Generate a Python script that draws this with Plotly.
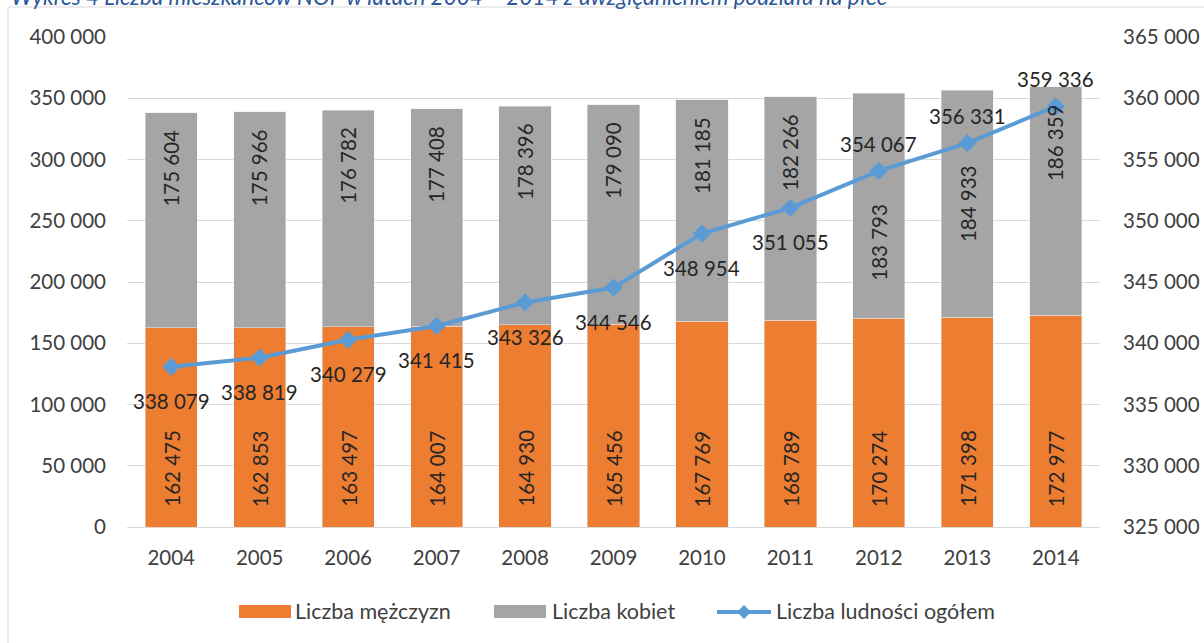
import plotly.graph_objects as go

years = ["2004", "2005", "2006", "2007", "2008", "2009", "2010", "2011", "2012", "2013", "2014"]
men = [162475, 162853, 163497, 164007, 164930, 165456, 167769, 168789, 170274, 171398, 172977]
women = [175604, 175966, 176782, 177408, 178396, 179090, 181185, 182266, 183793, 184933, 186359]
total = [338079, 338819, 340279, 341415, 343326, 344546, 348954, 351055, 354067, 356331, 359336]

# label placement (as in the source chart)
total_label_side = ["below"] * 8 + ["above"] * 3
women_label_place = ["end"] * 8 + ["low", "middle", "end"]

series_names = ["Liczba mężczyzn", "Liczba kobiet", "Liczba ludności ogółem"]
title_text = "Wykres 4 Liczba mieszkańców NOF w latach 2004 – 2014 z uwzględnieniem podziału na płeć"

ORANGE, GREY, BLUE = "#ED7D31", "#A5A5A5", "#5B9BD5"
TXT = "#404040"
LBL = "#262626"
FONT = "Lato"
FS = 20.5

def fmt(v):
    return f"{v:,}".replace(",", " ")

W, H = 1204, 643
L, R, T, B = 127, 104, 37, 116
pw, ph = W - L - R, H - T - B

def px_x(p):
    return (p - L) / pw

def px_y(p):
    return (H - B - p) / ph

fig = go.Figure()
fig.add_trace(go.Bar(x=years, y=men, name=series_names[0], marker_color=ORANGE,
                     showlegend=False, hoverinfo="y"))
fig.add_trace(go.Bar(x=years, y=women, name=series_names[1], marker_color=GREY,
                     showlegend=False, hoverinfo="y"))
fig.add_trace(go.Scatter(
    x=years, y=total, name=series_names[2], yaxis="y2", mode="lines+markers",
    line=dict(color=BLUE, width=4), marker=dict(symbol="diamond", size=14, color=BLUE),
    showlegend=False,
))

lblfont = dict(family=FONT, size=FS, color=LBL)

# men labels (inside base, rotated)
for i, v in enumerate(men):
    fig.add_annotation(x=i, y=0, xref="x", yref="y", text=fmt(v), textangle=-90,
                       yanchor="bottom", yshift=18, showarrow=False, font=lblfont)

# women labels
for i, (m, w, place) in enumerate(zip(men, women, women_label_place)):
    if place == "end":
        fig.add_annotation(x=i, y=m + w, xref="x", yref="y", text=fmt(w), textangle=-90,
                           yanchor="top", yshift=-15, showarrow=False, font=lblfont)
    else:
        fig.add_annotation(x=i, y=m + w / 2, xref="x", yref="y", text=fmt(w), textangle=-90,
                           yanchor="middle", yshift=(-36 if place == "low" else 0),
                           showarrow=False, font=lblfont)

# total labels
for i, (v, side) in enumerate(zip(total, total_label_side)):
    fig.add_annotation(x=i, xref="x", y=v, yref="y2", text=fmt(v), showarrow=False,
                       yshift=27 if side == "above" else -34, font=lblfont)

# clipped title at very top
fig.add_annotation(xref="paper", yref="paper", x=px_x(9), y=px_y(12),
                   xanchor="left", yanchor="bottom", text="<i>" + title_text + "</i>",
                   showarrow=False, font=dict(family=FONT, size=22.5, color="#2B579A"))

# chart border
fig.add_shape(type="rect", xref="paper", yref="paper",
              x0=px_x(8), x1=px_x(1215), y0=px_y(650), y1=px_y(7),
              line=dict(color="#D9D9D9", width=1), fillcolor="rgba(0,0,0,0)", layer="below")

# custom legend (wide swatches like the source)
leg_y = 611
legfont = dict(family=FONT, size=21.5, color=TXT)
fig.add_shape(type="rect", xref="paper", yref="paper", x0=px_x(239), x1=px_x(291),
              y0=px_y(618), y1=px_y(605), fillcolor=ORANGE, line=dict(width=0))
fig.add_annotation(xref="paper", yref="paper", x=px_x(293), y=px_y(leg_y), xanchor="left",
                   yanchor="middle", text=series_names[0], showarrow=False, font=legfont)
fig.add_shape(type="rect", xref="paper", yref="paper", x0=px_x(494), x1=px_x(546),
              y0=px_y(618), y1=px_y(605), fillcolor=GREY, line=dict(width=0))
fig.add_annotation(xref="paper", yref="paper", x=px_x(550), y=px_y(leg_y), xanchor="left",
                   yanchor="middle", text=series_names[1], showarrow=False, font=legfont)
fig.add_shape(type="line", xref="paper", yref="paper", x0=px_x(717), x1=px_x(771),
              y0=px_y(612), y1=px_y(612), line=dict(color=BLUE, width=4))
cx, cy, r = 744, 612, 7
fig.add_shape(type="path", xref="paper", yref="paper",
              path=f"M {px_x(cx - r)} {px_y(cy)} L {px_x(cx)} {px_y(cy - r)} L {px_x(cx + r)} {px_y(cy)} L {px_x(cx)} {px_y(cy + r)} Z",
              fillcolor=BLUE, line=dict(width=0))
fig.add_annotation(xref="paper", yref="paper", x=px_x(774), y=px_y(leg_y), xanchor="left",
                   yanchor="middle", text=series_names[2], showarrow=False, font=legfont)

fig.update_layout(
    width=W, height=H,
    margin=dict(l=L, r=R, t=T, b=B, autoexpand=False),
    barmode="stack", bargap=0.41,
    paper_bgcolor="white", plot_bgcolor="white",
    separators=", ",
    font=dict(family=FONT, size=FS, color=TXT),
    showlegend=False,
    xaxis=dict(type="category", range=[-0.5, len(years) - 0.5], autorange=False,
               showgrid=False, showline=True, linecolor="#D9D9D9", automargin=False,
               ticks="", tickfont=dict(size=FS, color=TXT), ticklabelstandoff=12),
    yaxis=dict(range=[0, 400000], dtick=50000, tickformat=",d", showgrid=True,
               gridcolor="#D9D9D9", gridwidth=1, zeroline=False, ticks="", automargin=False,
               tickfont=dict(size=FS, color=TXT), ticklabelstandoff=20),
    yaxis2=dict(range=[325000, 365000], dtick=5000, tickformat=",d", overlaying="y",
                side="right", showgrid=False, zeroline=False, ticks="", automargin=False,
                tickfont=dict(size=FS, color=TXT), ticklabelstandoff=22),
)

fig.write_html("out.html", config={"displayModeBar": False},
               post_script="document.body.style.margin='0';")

* * *

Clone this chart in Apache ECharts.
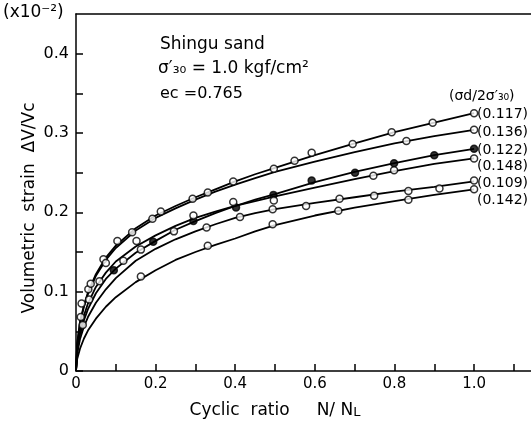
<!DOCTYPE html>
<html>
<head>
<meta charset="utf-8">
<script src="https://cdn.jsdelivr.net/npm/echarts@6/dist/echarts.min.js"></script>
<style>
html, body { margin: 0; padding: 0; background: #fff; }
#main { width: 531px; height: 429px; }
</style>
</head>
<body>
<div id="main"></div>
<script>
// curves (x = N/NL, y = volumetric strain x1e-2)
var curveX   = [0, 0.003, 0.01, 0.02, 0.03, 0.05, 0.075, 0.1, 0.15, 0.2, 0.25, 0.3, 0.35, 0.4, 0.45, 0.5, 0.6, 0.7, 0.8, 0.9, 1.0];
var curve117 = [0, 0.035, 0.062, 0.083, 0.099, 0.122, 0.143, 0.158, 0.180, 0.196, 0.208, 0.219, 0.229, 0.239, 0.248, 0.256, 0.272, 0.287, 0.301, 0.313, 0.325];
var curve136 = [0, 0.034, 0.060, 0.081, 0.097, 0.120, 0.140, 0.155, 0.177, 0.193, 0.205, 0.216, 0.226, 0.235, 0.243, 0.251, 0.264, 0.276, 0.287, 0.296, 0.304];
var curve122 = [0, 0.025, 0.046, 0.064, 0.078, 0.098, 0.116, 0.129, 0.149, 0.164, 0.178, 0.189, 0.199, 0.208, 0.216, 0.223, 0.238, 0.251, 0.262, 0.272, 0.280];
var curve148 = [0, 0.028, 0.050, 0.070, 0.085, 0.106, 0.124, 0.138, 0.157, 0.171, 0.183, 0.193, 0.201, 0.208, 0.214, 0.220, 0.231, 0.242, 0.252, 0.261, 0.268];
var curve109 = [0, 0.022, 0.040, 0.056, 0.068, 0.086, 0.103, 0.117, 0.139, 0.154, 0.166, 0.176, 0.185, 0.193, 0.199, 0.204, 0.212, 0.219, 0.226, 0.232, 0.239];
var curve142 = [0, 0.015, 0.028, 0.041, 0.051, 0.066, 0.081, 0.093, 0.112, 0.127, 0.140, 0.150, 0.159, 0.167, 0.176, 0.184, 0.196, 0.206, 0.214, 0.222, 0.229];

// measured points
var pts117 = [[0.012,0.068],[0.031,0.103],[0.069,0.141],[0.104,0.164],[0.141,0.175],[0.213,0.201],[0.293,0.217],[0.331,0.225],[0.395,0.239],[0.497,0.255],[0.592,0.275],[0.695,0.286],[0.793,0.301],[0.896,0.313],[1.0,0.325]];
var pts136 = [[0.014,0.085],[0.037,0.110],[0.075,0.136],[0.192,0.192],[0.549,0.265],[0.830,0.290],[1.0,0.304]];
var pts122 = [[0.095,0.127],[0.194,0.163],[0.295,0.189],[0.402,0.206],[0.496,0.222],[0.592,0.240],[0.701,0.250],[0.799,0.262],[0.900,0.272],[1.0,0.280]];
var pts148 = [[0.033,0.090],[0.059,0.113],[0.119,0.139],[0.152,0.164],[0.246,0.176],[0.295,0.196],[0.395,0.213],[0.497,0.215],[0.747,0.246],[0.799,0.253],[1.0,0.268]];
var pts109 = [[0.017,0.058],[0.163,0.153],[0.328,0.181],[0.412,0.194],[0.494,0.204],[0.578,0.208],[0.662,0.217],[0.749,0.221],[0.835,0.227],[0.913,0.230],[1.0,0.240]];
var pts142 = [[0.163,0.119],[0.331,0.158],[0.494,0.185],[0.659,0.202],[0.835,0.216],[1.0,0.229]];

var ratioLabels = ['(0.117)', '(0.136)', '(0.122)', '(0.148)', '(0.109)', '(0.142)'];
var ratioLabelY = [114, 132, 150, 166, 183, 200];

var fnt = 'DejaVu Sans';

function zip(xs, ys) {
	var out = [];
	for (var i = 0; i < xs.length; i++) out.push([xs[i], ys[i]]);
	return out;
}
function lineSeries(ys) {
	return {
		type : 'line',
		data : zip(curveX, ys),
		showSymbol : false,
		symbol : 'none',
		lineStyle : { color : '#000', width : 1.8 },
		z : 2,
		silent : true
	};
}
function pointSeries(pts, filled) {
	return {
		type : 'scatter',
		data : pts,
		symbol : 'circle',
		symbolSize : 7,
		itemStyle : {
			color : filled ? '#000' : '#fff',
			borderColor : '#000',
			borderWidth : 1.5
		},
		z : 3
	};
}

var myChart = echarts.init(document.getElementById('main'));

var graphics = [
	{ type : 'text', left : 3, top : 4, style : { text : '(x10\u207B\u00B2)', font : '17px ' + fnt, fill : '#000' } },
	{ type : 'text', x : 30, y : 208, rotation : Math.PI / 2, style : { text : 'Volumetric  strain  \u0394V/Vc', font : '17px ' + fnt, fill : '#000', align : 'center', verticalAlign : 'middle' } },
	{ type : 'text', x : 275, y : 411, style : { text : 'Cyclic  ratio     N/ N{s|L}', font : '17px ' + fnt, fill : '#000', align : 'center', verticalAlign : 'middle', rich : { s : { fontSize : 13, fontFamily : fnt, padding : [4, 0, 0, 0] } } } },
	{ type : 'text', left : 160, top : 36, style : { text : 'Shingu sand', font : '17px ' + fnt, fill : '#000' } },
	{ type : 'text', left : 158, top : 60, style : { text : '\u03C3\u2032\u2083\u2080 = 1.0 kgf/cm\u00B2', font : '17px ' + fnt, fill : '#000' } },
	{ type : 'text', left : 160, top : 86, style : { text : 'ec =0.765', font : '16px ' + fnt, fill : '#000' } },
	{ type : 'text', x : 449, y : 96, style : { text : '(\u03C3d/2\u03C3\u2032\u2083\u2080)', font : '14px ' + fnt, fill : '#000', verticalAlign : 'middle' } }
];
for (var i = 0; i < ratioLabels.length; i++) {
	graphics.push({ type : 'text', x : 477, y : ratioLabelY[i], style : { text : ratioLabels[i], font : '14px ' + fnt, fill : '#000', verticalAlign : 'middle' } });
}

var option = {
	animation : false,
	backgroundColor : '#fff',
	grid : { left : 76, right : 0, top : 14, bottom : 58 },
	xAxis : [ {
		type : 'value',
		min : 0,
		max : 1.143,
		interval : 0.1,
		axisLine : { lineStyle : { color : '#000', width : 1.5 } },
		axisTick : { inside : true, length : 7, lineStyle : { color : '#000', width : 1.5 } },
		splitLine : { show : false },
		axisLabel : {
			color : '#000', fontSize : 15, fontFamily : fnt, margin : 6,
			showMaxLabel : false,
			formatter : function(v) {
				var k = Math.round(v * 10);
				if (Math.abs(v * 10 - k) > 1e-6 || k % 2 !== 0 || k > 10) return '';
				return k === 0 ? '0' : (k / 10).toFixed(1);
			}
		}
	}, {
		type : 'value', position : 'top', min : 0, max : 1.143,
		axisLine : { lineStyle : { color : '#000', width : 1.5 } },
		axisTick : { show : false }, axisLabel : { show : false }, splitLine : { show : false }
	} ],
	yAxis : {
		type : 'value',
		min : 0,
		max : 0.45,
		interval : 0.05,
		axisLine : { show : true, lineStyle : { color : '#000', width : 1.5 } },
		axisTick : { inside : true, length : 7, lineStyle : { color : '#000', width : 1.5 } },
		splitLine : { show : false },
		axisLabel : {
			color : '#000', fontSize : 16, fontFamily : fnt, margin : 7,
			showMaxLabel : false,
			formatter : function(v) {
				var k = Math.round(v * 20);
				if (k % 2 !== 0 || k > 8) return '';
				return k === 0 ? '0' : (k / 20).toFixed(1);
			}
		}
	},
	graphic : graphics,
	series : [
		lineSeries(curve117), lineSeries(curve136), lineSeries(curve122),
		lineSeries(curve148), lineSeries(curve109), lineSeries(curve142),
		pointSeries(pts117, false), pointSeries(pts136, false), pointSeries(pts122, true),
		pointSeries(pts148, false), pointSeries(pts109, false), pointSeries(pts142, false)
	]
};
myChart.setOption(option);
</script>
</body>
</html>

=== WORK TO COMPLETE ===
Word for word, restate the lines beginning with the one that has "Generate a Python" and ending with the one that has "yshift=18, showarrow=False, font=lblfont)". Keep both ends and skip any pictures.

=== RESULT ===
Generate a Python script that draws this with Plotly.
import plotly.graph_objects as go

years = ["2004", "2005", "2006", "2007", "2008", "2009", "2010", "2011", "2012", "2013", "2014"]
men = [162475, 162853, 163497, 164007, 164930, 165456, 167769, 168789, 170274, 171398, 172977]
women = [175604, 175966, 176782, 177408, 178396, 179090, 181185, 182266, 183793, 184933, 186359]
total = [338079, 338819, 340279, 341415, 343326, 344546, 348954, 351055, 354067, 356331, 359336]

# label placement (as in the source chart)
total_label_side = ["below"] * 8 + ["above"] * 3
women_label_place = ["end"] * 8 + ["low", "middle", "end"]

series_names = ["Liczba mężczyzn", "Liczba kobiet", "Liczba ludności ogółem"]
title_text = "Wykres 4 Liczba mieszkańców NOF w latach 2004 – 2014 z uwzględnieniem podziału na płeć"

ORANGE, GREY, BLUE = "#ED7D31", "#A5A5A5", "#5B9BD5"
TXT = "#404040"
LBL = "#262626"
FONT = "Lato"
FS = 20.5

def fmt(v):
    return f"{v:,}".replace(",", " ")

W, H = 1204, 643
L, R, T, B = 127, 104, 37, 116
pw, ph = W - L - R, H - T - B

def px_x(p):
    return (p - L) / pw

def px_y(p):
    return (H - B - p) / ph

fig = go.Figure()
fig.add_trace(go.Bar(x=years, y=men, name=series_names[0], marker_color=ORANGE,
                     showlegend=False, hoverinfo="y"))
fig.add_trace(go.Bar(x=years, y=women, name=series_names[1], marker_color=GREY,
                     showlegend=False, hoverinfo="y"))
fig.add_trace(go.Scatter(
    x=years, y=total, name=series_names[2], yaxis="y2", mode="lines+markers",
    line=dict(color=BLUE, width=4), marker=dict(symbol="diamond", size=14, color=BLUE),
    showlegend=False,
))

lblfont = dict(family=FONT, size=FS, color=LBL)

# men labels (inside base, rotated)
for i, v in enumerate(men):
    fig.add_annotation(x=i, y=0, xref="x", yref="y", text=fmt(v), textangle=-90,
                       yanchor="bottom", yshift=18, showarrow=False, font=lblfont)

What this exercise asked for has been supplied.